An international experiment investigating one of the biggest mysteries in fundamental physics – why the amount of matter greatly exceeds the amount of antimatter in the Universe - has made a leap forward.
Lancaster University is one of eight UK partners involved in a global scientific collaboration called the T2K experiment based in Japan.
T2K studies a high intensity particle beam that travels deep underground from the east to the west coast of Japan. The beam is made up of neutrinos, which are among the fundamental constituents of the Universe. A ‘near’ detector positioned close to the source of the neutrino beam is used to investigate the initial composition of the beam, whilst a huge ‘far’ detector samples the beam about 185 miles downstream.

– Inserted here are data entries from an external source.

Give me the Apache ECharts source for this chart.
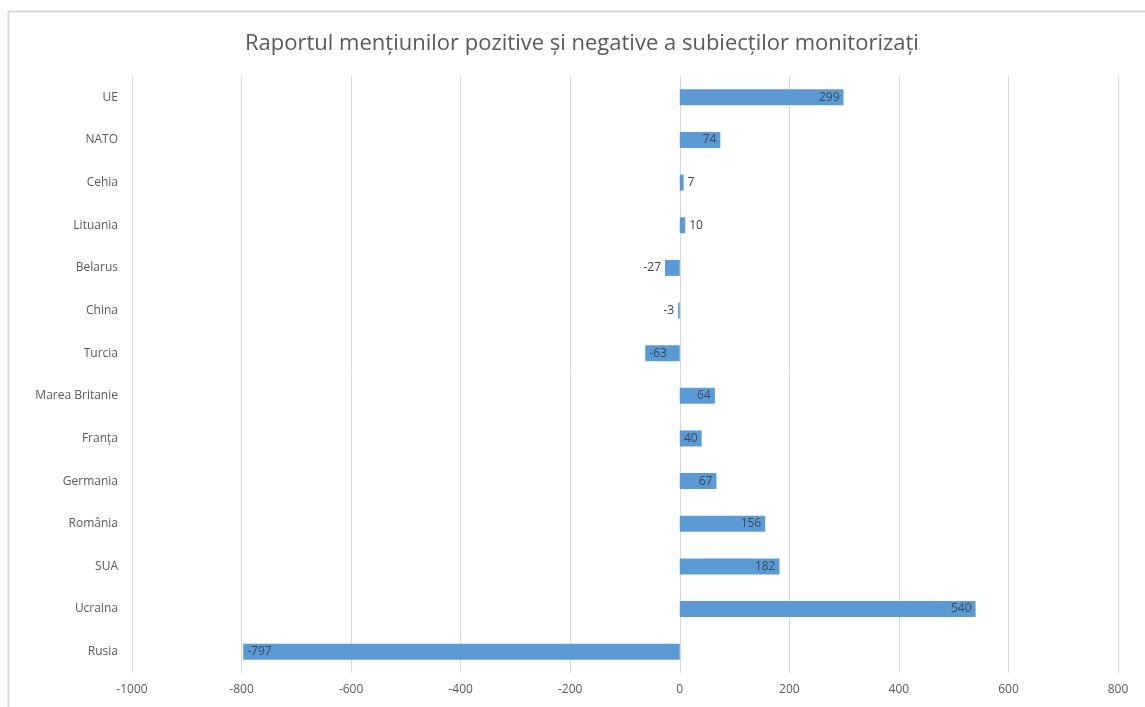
<!DOCTYPE html>
<html><head><meta charset="utf-8">
<script src="https://cdn.jsdelivr.net/npm/echarts@6/dist/echarts.min.js"></script>
<style>html,body{margin:0;padding:0;background:#fff}#c{width:1145px;height:707px}</style>
</head><body><div id="c"></div>
<script>
const categories = ['UE','NATO','Cehia','Lituania','Belarus','China','Turcia','Marea Britanie','Franța','Germania','România','SUA','Ucraina','Rusia'];
const values = [299,74,7,10,-27,-3,-63,64,40,67,156,182,540,-797];
const xTicks = {min:-1000, max:800, interval:200};
const titleText = 'Raportul mențiunilor pozitive și negative a subiecților monitorizați';

const font = '"Open Sans", "Noto Sans", sans-serif';
const data = values.map(v => {
  const small = Math.abs(v) < 30;
  let pos;
  if (v >= 0) pos = small ? 'right' : 'insideRight';
  else pos = small ? 'left' : 'insideLeft';
  return {value: v, label: {position: pos, color: small ? '#404040' : '#3a4a5c'}};
});

const chart = echarts.init(document.getElementById('c'), null, {renderer:'canvas'});
chart.setOption({
  animation:false,
  backgroundColor:'#fff',
  graphic:[{type:'rect', shape:{x:8.5,y:11.5,width:1160,height:720}, style:{fill:'none', stroke:'#d9d9d9', lineWidth:2}, z:-1}],
  title:{text:titleText, left:240, top:28, textStyle:{fontFamily:font, fontSize:22, fontWeight:'normal', color:'#595959'}},
  grid:{left:132, right:27, top:76, bottom:34, containLabel:false},
  xAxis:{type:'value', min:xTicks.min, max:xTicks.max, interval:xTicks.interval,
    axisLine:{show:false}, axisTick:{show:false},
    splitLine:{lineStyle:{color:'#d9d9d9', width:1}},
    axisLabel:{fontFamily:font, fontSize:12, color:'#595959', margin:11, formatter: v => String(v)}},
  yAxis:{type:'category', data:categories, inverse:true,
    axisLine:{show:false}, axisTick:{show:false},
    axisLabel:{fontFamily:font, fontSize:12, color:'#595959', margin:14}},
  series:[{type:'bar', data:data, barWidth:16, itemStyle:{color:'#5b9bd5'},
    label:{show:true, fontFamily:font, fontSize:12, distance:4}}]
});
</script></body></html>
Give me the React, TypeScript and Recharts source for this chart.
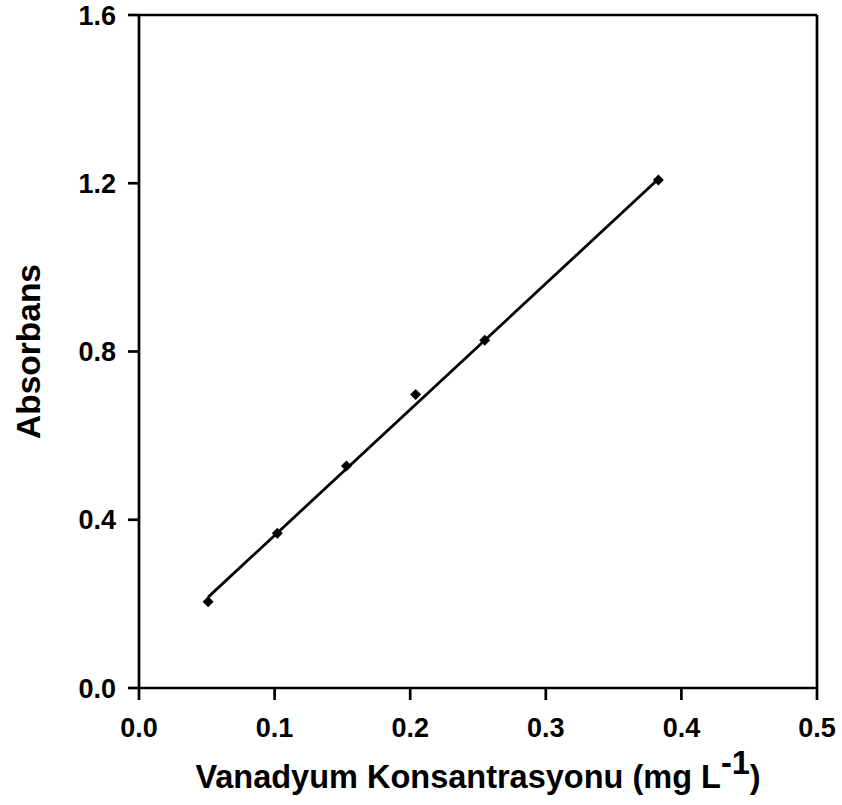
import {
  ReferenceLine,
  Scatter,
  ScatterChart,
  XAxis,
  YAxis,
} from 'recharts';

// Vanadium calibration standards (mg/L) and measured absorbance
const concentrations = [0.051, 0.102, 0.153, 0.204, 0.255, 0.383];
const absorbances = [0.205, 0.368, 0.528, 0.698, 0.827, 1.208];

// regression line end points
const fitX = [0.051, 0.383];
const fitY = [0.216, 1.21];

const xTicks = [0, 0.1, 0.2, 0.3, 0.4, 0.5];
const yTicks = [0, 0.4, 0.8, 1.2, 1.6];

const points = concentrations.map((x, i) => ({ x, y: absorbances[i] }));
const fitLine = fitX.map((x, i) => ({ x, y: fitY[i] }));

const FONT = '"Liberation Sans", Arial, sans-serif';
const AXIS_W = 2.7;

function XTick(props: any) {
  const { x, payload } = props;
  return (
    <text
      x={x}
      y={737}
      textAnchor="middle"
      fill="#000"
      style={{ fontSize: 27, fontWeight: 700, fontFamily: FONT }}
    >
      {Number(payload.value).toFixed(1)}
    </text>
  );
}

function YTick(props: any) {
  const { y, payload } = props;
  return (
    <text
      x={116}
      y={y + 9.5}
      textAnchor="end"
      fill="#000"
      style={{ fontSize: 27, fontWeight: 700, fontFamily: FONT }}
    >
      {Number(payload.value).toFixed(1)}
    </text>
  );
}

function Diamond(props: any) {
  const { cx, cy } = props;
  const r = 5.5;
  return (
    <polygon
      points={`${cx},${cy - r} ${cx + r},${cy} ${cx},${cy + r} ${cx - r},${cy}`}
      fill="#000"
    />
  );
}

function XTitle(props: any) {
  const { viewBox } = props;
  const cx = viewBox.x + viewBox.width / 2;
  return (
    <text
      x={cx}
      y={788}
      textAnchor="middle"
      fill="#000"
      style={{ fontSize: 32.5, fontWeight: 700, fontFamily: FONT }}
    >
      Vanadyum Konsantrasyonu (mg L
      <tspan dy={-14}>-1</tspan>
      <tspan dy={14}>)</tspan>
    </text>
  );
}

function YTitle(props: any) {
  const { viewBox } = props;
  const cy = viewBox.y + viewBox.height / 2;
  const x = 40;
  return (
    <text
      x={x}
      y={cy}
      transform={`rotate(-90, ${x}, ${cy})`}
      textAnchor="middle"
      fill="#000"
      style={{ fontSize: 33.5, fontWeight: 700, fontFamily: FONT }}
    >
      Absorbans
    </text>
  );
}

export default function App() {
  return (
    <div style={{ position: 'absolute', left: 0, top: 0, width: 842, height: 805, background: '#fff' }}>
      <ScatterChart width={842} height={805} margin={{ top: 15, right: 25, left: 0, bottom: 0 }}>
        <XAxis
          type="number"
          dataKey="x"
          domain={[0, 0.5]}
          ticks={xTicks}
          height={117}
          tickSize={12}
          tick={<XTick />}
          axisLine={{ stroke: '#000', strokeWidth: AXIS_W }}
          tickLine={{ stroke: '#000', strokeWidth: AXIS_W }}
          label={<XTitle />}
        />
        <YAxis
          type="number"
          dataKey="y"
          domain={[0, 1.6]}
          ticks={yTicks}
          width={139}
          tickSize={11}
          tick={<YTick />}
          axisLine={{ stroke: '#000', strokeWidth: AXIS_W }}
          tickLine={{ stroke: '#000', strokeWidth: AXIS_W }}
          label={<YTitle />}
        />
        <ReferenceLine y={1.6} stroke="#000" strokeWidth={AXIS_W} />
        <ReferenceLine x={0.5} stroke="#000" strokeWidth={AXIS_W} />
        <Scatter
          data={fitLine}
          line={{ stroke: '#000', strokeWidth: 2.8 }}
          shape={() => null}
          isAnimationActive={false}
        />
        <Scatter data={points} shape={<Diamond />} isAnimationActive={false} />
      </ScatterChart>
    </div>
  );
}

There are three types of neutrinos – the electron neutrino, the muon neutrino and the tau neutrino. These different “flavours” of neutrinos can spontaneously change into each other, a phenomenon called neutrino oscillation.
Now scientists have found final confirmation of a new type of neutrino oscillation from the muon type to the electron type. First observed in 2011 with marginal statistical significance, scientists have since collected 3.5 times more data and are now almost 100 per cent certain that they have witnessed the new oscillation.
This T2K observation is the first of its kind in that an explicit appearance of a unique flavour of neutrino at a detection point (the ‘far’ detector) is unequivocally observed from a different flavour of neutrino at its production point (the ‘near’ detector).
Professor Peter Ratoff from Lancaster University said: “This is an important step on the road to a much greater discovery – the reason why there is much more matter than antimatter in the Universe. Neutrinos may have been instrumental soon after the Big Bang in facilitating a preference for the production of matter over antimatter without which the Universe as we know it would not exist.”
Measuring a difference in the rate of neutrino and antineutrino oscillations would provide evidence of charge parity (CP) violation in the behaviour of neutrinos. CP violation has thus far only been observed in quarks (for which Nobel prizes were awarded in 1980 and 2008).
CP violation by neutrinos in the very early Universe may be one of the key reasons that the observable Universe today is dominated by matter, with no significant amount of antimatter - which is one of the most profound mysteries in science.
Professor Ratoff said: “We have firmly established this form of neutrino oscillation, so a successful search for CP violation in neutrinos may become feasible in the coming years.”
T2K is led by Japan and partly funded by the UK’s Science and Technology Facilities Council (STFC). Part of the ‘near’ detector was built and calibrated at Lancaster by a large team of staff, technicians, PhD students and researchers managed by Dr Laura Kormos. Lancaster physicists are also involved in analysing the data collected with the ‘near’ detector.